Close Link Between Harmful Cyanobacterial Dominance and Associated Bacterioplankton in a Tropical Eutrophic Reservoir.

Abstract

Cyanobacteria tend to become the dominant phytoplankton component in eutrophic freshwater environments during warmer seasons. However, general observations of cyanobacterial adaptive advantages in these circumstances are insufficient to explain the prevalence of one species over another in a bloom period, which may be related to particular strategies and interactions with other components of the plankton community. In this study, we present an integrative view of a mixed cyanobacterial bloom occurring during a warm, rainy period in a tropical hydropower reservoir.
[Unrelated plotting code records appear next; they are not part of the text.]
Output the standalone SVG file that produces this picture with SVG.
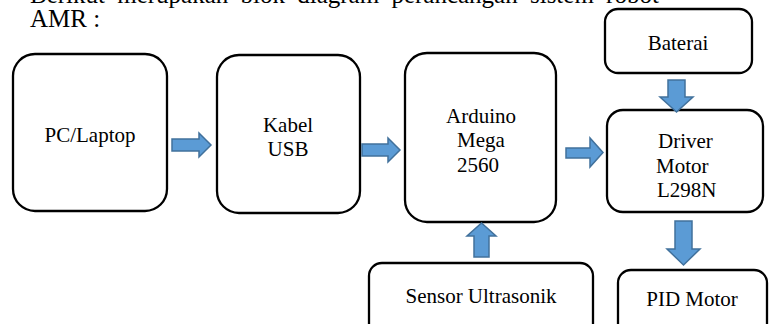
<svg xmlns="http://www.w3.org/2000/svg" width="772" height="324" viewBox="0 0 772 324">
  <style>
    .box { fill: #ffffff; stroke: #000000; stroke-width: 2.3; }
    .lbl { font-family: 'Liberation Serif', 'DejaVu Serif', Tinos, Times, serif; font-size: 21px; fill: #000000; }
    .para { font-family: 'Liberation Serif', 'DejaVu Serif', Tinos, Times, serif; font-size: 25px; fill: #000000; }
    .arrow { fill: #5B9BD5; stroke: #41719C; stroke-width: 1.5; stroke-linejoin: miter; }
  </style>
  <rect width="772" height="324" fill="#ffffff"/>

  <!-- paragraph text above the block diagram -->
  <text class="para" x="30" y="3" word-spacing="6">Berikut merupakan blok diagram perancangan sistem robot</text>
  <text class="para" x="30" y="27">AMR :</text>

  <g id="pc-laptop">
    <rect class="box" x="13" y="54" width="154" height="157" rx="22" ry="22"/>
    <text class="lbl" x="90" y="142" text-anchor="middle">PC/Laptop</text>
  </g>

  <g id="kabel-usb">
    <rect class="box" x="217" y="55" width="143" height="158" rx="22" ry="22"/>
    <text class="lbl" x="288" y="132" text-anchor="middle">Kabel</text>
    <text class="lbl" x="288" y="156" text-anchor="middle">USB</text>
  </g>

  <g id="arduino-mega">
    <rect class="box" x="405" y="53" width="151" height="169" rx="22" ry="22"/>
    <text class="lbl" x="481" y="123" text-anchor="middle">Arduino</text>
    <text class="lbl" x="481" y="147" text-anchor="middle">Mega</text>
    <text class="lbl" x="457" y="172">2560</text>
  </g>

  <g id="baterai">
    <rect class="box" x="605" y="9" width="147" height="64" rx="13" ry="13"/>
    <text class="lbl" x="678" y="50" text-anchor="middle">Baterai</text>
  </g>

  <g id="driver-motor">
    <rect class="box" x="607" y="110" width="156" height="102" rx="16" ry="16"/>
    <text class="lbl" x="658" y="148">Driver</text>
    <text class="lbl" x="656" y="173">Motor</text>
    <text class="lbl" x="657" y="197">L298N</text>
  </g>

  <g id="sensor-ultrasonik">
    <rect class="box" x="369" y="263" width="224" height="80" rx="13" ry="13"/>
    <text class="lbl" x="481" y="303" text-anchor="middle">Sensor Ultrasonik</text>
  </g>

  <g id="pid-motor">
    <rect class="box" x="618" y="270" width="149" height="74" rx="13" ry="13"/>
    <text class="lbl" x="692" y="306" text-anchor="middle">PID Motor</text>
  </g>

  <!-- block arrows between the stages -->
  <g id="connectors">
    <!-- PC/Laptop to Kabel USB -->
    <polygon class="arrow" points="172,139 199,139 199,133 211,145 199,157 199,151 172,151"/>
    <!-- Kabel USB to Arduino -->
    <polygon class="arrow" points="362,144 388,144 388,138 400,150 388,162 388,156 362,156"/>
    <!-- Arduino to Driver Motor -->
    <polygon class="arrow" points="566,148 590,148 590,138 603,152.5 590,167 590,158 566,158"/>
    <!-- Baterai to Driver Motor -->
    <polygon class="arrow" points="668,80 685,80 685,97 693,97 676.5,112 660,97 668,97"/>
    <!-- Sensor Ultrasonik to Arduino -->
    <polygon class="arrow" points="474,257 474,236 467,236 481.5,223 496,236 489,236 489,257"/>
    <!-- Driver Motor to PID Motor -->
    <polygon class="arrow" points="675,221 692,221 692,249 700,249 683.5,265 667,249 675,249"/>
  </g>
</svg>
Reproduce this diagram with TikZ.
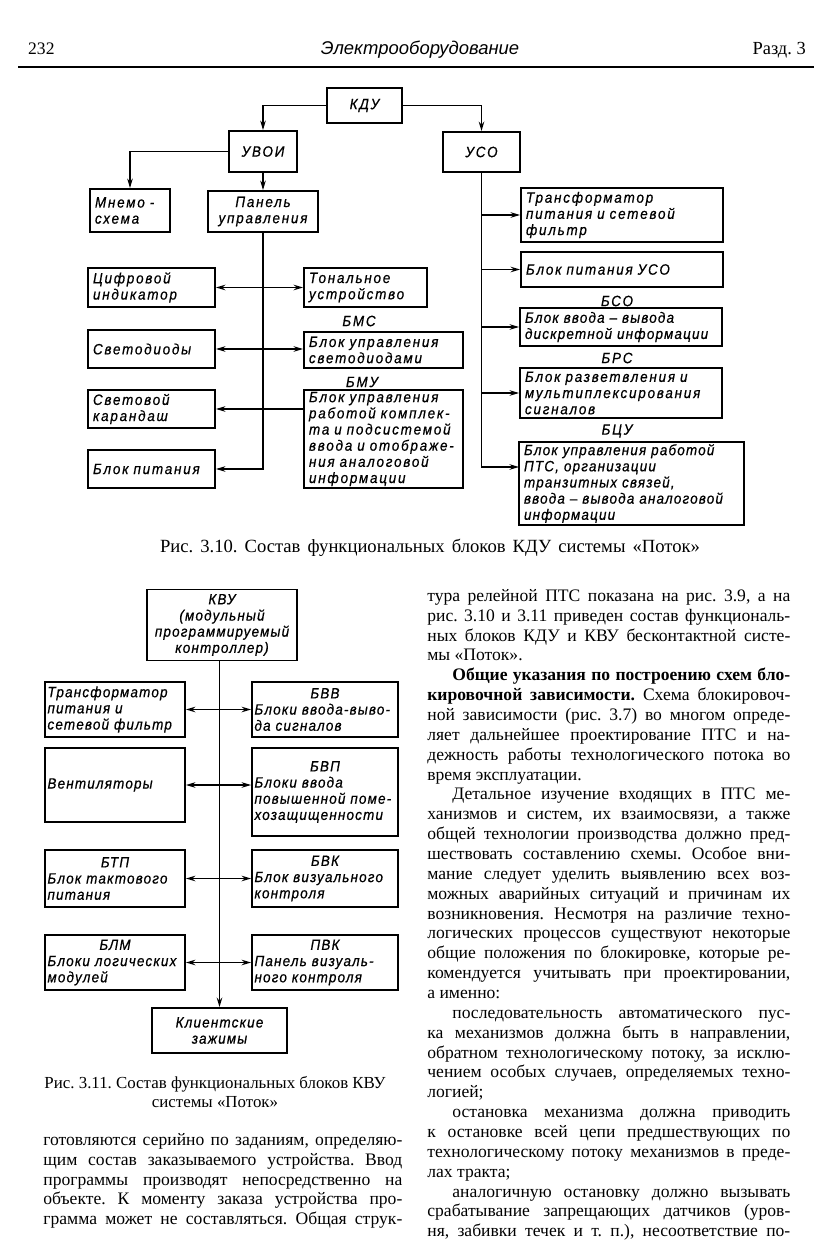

We used high-throughput sequencing to follow temporal shifts in the dominance of cyanobacterial genera and shifts in the associated heterotrophic bacteria community. The bloom occurred during late spring-summer and included two distinct periods. The first period corresponded to Microcystis aeruginosa complex (MAC) dominance with a contribution from Dolichospermum circinale; this pattern coincided with high water retention time and low transparency. The second period corresponded to Cylindrospermopsis raciborskii and Synechococcus spp. dominance, and the reservoir presented lower water retention time and higher water transparency. The major bacterial phyla were primarily Cyanobacteria and Proteobacteria, followed by Actinobacteria, Bacteroidetes, Verrucomicrobia, and Planctomycetes. Temporal shifts in the dominance of cyanobacterial genera were not only associated with physical features of the water but also with shifts in the associated heterotrophic bacteria. The MAC bloom was associated with a high abundance of Bacteroidetes, particularly Cytophagales. In the second bloom period, Planctomycetes increased in relative abundance, five Planctomycetes OTUs were positively correlated with Synechococcus or C. raciborskii OTUs. Our results suggest specific interactions of the main cyanobacterial genera with certain groups of the heterotrophic bacterial community. Thus, considering biotic interactions may lead to a better understanding of the shifts in cyanobacterial dominance.